TOWNSEND — Earlier this year, many Montanans took notice when they received letters announcing their property’s assessed value has increased significantly. In recent weeks, the Montana Department of Revenue has been holding informational sessions across the state to answer property owners’ questions about how the valuation changes will affect them.
On Wednesday, department representatives held two sessions in Townsend, with a total of more than 100 people attending. Many of the residents were concerned and frustrated about the increased valuations, but organizers stressed that the jump in assessed value isn’t an indication that property taxes will necessarily increase by that amount.
“Everybody got their assessment notice, they saw the big increase in the taxable value, but there’s a lot out there to prevent any taxing jurisdiction just to take everything out there,” said Jason Boggess, Revenue’s Region 2 manager.
Each parcel’s taxable value is its assessed value as determined by Revenue, multiplied by the state tax rate for that category of property – currently 1.35% for residential property. The actual amount of property taxes charged is the taxable value multiplied by the “mill rate” that each governmental jurisdiction charges. Each mill is $1 per $1,000 of taxable value.
The state generally charges property owners 101 mills – 95 to equalize funding among Montana school districts and 6 to support the Montana University System. However, the majority of property taxes goes toward local governments, including counties, cities and towns, school districts, fire districts and other special districts. Those jurisdictions vary their mill rates year to year.
When the total taxable value in an area increases, that means a local government can raise more money from one mill – so they are able to assess fewer mills on each property and bring in the same amount of revenue. State law caps how many mills local jurisdictions can impose. They’re allowed to assess enough mills to bring in the same amount of property taxes as the previous year, plus half the average rate of inflation over the last three years. Voter-approved levies don’t count toward that cap.
Because of those rules, leaders said it’s likely most people’s property taxes won’t rise as quickly as the taxable values did.
Revenue says the median assessed value for residential property in Broadwater County rose by 55% over the last two years. For homes, those assessments are generally based on the real estate market – estimating value by analyzing the prices that similar homes nearby have sold for.
Phil Fingar owns two properties in Broadwater County. He told MTN his property on the east side of Canyon Ferry was valued 40% higher in the most recent assessment, while a home he owns in Townsend rose by nearly 80%. He said he’s concerned about the impact of any property tax increase.

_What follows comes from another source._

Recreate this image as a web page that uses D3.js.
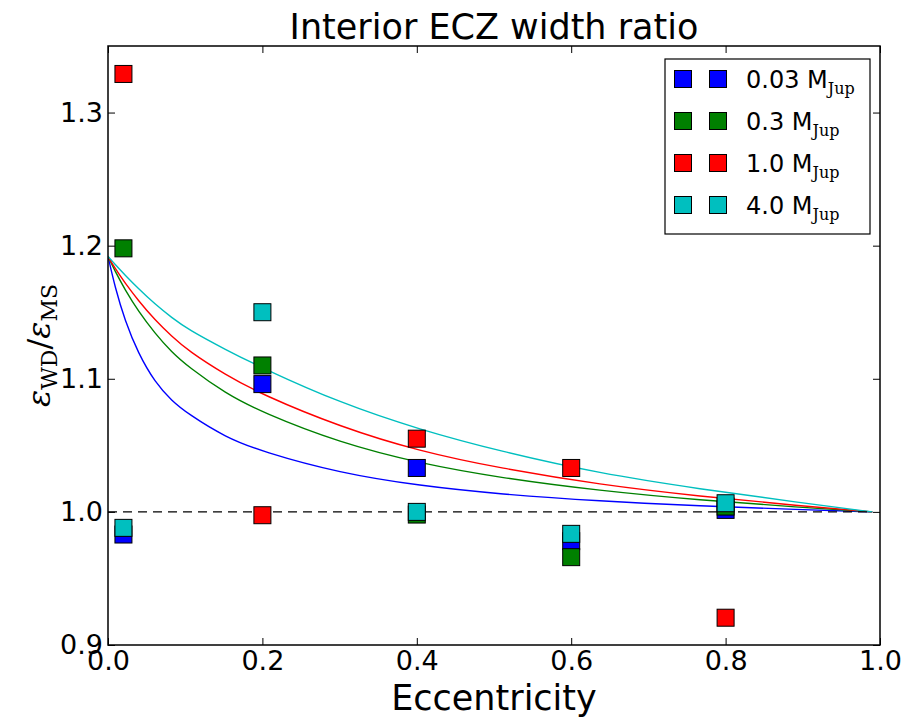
<!DOCTYPE html>
<html>
<head>
<meta charset="utf-8">
<script src="https://cdn.jsdelivr.net/npm/d3@7"></script>
<style>
  body { margin: 0; background: #fff; }
  svg { font-family: "DejaVu Sans", sans-serif; }
</style>
</head>
<body>
<div id="chart"></div>
<script>
// ---- data ----
var seriesNames = ["0.03", "0.3", "1.0", "4.0"];
var seriesColors = ["#0000ff", "#008000", "#ff0000", "#00bfbf"];

var ecc = [0.02, 0.2, 0.4, 0.6, 0.8];
var blueVals  = [0.983, 1.096, 1.033, 0.978, 1.0015];
var greenVals = [1.198, 1.110, 0.998, 0.966, 1.004];
var redVals   = [1.329, 0.9975, 1.055, 1.033, 0.9205];
var cyanVals  = [0.988, 1.150, 1.000, 0.9835, 1.0065];

// model curves
var curveE     = [0, 0.009, 0.022, 0.039, 0.061, 0.0825, 0.104, 0.152, 0.2, 0.3, 0.404, 0.508, 0.637, 0.767, 0.896, 0.99];
var blueCurve  = [1.192, 1.169, 1.1436, 1.1193, 1.0972, 1.0835, 1.0735, 1.0561, 1.0452, 1.0292, 1.0196, 1.0133, 1.0081, 1.0044, 1.0017, 1.0];
var greenCurve = [1.192, 1.181, 1.167, 1.151, 1.134, 1.120, 1.109, 1.089, 1.0746, 1.0519, 1.0364, 1.0256, 1.0159, 1.0088, 1.0035, 1.0];
var redCurve   = [1.192, 1.183, 1.172, 1.159, 1.144, 1.132, 1.121, 1.103, 1.088, 1.064, 1.0454, 1.0328, 1.0205, 1.0117, 1.0046, 1.0];
var cyanCurve  = [1.192, 1.186, 1.178, 1.168, 1.156, 1.146, 1.137, 1.122, 1.108, 1.082, 1.0617, 1.0455, 1.0288, 1.0172, 1.007, 1.0];

var xTicks = [0.0, 0.2, 0.4, 0.6, 0.8, 1.0];
var yTicks = [0.9, 1.0, 1.1, 1.2, 1.3];

var pointSets = [blueVals, greenVals, redVals, cyanVals];
var curveSets = [blueCurve, greenCurve, redCurve, cyanCurve];

// ---- layout ----  (names avoid window.top etc.)
var W = 914, H = 721;
var pL = 108, pR = 880, pT = 46, pB = 645;

var svg = d3.select("#chart").append("svg")
    .attr("width", W)
    .attr("height", H);

var x = d3.scaleLinear().domain([0, 1]).range([pL, pR]);
var y = d3.scaleLinear().domain([0.9, 1.35]).range([pB, pT]);

svg.append("defs").append("clipPath").attr("id", "clip")
  .append("rect")
    .attr("x", pL).attr("y", pT)
    .attr("width", pR - pL).attr("height", pB - pT);

var plot = svg.append("g").attr("clip-path", "url(#clip)");

// curves
var line = d3.line()
    .x(function(d) { return x(d[0]); })
    .y(function(d) { return y(d[1]); })
    .curve(d3.curveBasis);

curveSets.forEach(function(vals, i) {
  plot.append("path")
      .datum(curveE.map(function(e, j) { return [e, vals[j]]; }))
      .attr("d", line)
      .attr("fill", "none")
      .attr("stroke", seriesColors[i])
      .attr("stroke-width", 1.4);
});

// dashed unity line
plot.append("path")
    .datum([[0, 1], [0.99, 1]])
    .attr("d", line)
    .attr("stroke", "black")
    .attr("stroke-width", 1.4)
    .attr("stroke-dasharray", "9,6");

// markers
var ms = 17;
pointSets.forEach(function(vals, i) {
  plot.selectAll(".m" + i)
      .data(ecc.map(function(e, j) { return [e, vals[j]]; }))
    .enter().append("rect")
      .attr("class", "m" + i)
      .attr("x", function(d) { return x(d[0]) - ms / 2; })
      .attr("y", function(d) { return y(d[1]) - ms / 2; })
      .attr("width", ms)
      .attr("height", ms)
      .attr("fill", seriesColors[i])
      .attr("stroke", "black")
      .attr("stroke-width", 1);
});

// axes with inward ticks on all four sides
var tickLen = 7;
svg.append("g")
    .attr("transform", "translate(0," + pB + ")")
    .call(d3.axisBottom(x).tickValues(xTicks).tickSize(-tickLen).tickPadding(6).tickFormat(d3.format(".1f")));
svg.append("g")
    .attr("transform", "translate(0," + pT + ")")
    .call(d3.axisTop(x).tickValues(xTicks).tickSize(-tickLen).tickFormat(""));
svg.append("g")
    .attr("transform", "translate(" + pL + ",0)")
    .call(d3.axisLeft(y).tickValues(yTicks).tickSize(-tickLen).tickPadding(5).tickFormat(d3.format(".1f")));
svg.append("g")
    .attr("transform", "translate(" + pR + ",0)")
    .call(d3.axisRight(y).tickValues(yTicks).tickSize(-tickLen).tickFormat(""));

svg.selectAll(".domain").remove();
svg.selectAll(".tick line").attr("stroke", "black").attr("stroke-width", 1);
svg.selectAll(".tick text")
    .attr("font-family", "DejaVu Sans, sans-serif")
    .attr("font-size", 27)
    .attr("fill", "black");

svg.append("rect")
    .attr("x", pL).attr("y", pT)
    .attr("width", pR - pL).attr("height", pB - pT)
    .attr("fill", "none")
    .attr("stroke", "black")
    .attr("stroke-width", 1.5);

// title and labels
svg.append("text")
    .attr("x", (pL + pR) / 2)
    .attr("y", 39)
    .attr("text-anchor", "middle")
    .attr("font-size", 35)
    .text("Interior ECZ width ratio");

svg.append("text")
    .attr("x", (pL + pR) / 2)
    .attr("y", 710)
    .attr("text-anchor", "middle")
    .attr("font-size", 35)
    .text("Eccentricity");

var ylab = svg.append("text")
    .attr("transform", "translate(50," + ((pT + pB) / 2) + ") rotate(-90)")
    .attr("text-anchor", "middle")
    .attr("font-family", "DejaVu Serif, serif")
    .attr("font-size", 32);
ylab.append("tspan").attr("font-style", "italic").text("ε");
ylab.append("tspan").attr("font-size", 22).attr("dy", 7).text("WD");
ylab.append("tspan").attr("dy", -7).text("/");
ylab.append("tspan").attr("font-style", "italic").text("ε");
ylab.append("tspan").attr("font-size", 22).attr("dy", 7).text("MS");

// legend
var legend = svg.append("g");
legend.append("rect")
    .attr("x", 665).attr("y", 59)
    .attr("width", 205).attr("height", 175)
    .attr("fill", "white")
    .attr("stroke", "black")
    .attr("stroke-width", 1.2);

seriesNames.forEach(function(name, i) {
  var cy = 79 + i * 42;
  [683, 718].forEach(function(cx) {
    legend.append("rect")
        .attr("x", cx - ms / 2).attr("y", cy - ms / 2)
        .attr("width", ms).attr("height", ms)
        .attr("fill", seriesColors[i])
        .attr("stroke", "black")
        .attr("stroke-width", 1);
  });
  var t = legend.append("text")
      .attr("x", 746)
      .attr("y", cy + 9)
      .attr("font-size", 24);
  t.append("tspan").text(name + " M");
  t.append("tspan")
      .attr("font-family", "DejaVu Serif, serif")
      .attr("font-size", 16)
      .attr("dy", 6)
      .text("Jup");
});
</script>
</body>
</html>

“I'm retired and I'm on a fixed income, and it just is making things a little bit more difficult to consider,” he said.
Fingar was one of a number of residents in attendance Wednesday who pointed to people moving into Broadwater County as the cause of spiking real estate values and warned it could have a negative impact on long-time residents.
“It's just killing the local people,” said Fingar. “People who’ve been in their house for 40 years, ten years, 20 years, living on fixed incomes aren't going to be able to afford the taxes.”
Several property owners said Wednesday they wanted to see some form of cap on property taxes for people remaining in their homes.
The assessment letters property owners received included a number for “estimated 2023 general taxes,” but leaders say that’s not a good indicator of what someone’s actual tax bill will look like. The number is based on if all jurisdictions kept the same number of mills – which isn’t likely to be the case.
Boggess said the department understood people were frustrated about the estimated tax number.
“If we didn’t put the estimated taxes on there, you guys would assume we’re hiding something,” he said. “We’re trying to be transparent and do what the law says.”
Revenue will inform counties of their new total taxable values on Aug. 7. After that, county leaders will have 30 days to determine how many mills they will impose. Property tax bills are likely to go out from counties in the fall.
Lindsey Richtmyer, a Broadwater County commissioner, was in attendance and told homeowners the county has already set its budget for the next year, and they should not expect a tax increase similar to the rise in taxable values.
If property owners disagree with their property’s valuation, they should contact the Department of Revenue within 30 days of the date on their assessment letter. You can find more information on the review process on the department’s website.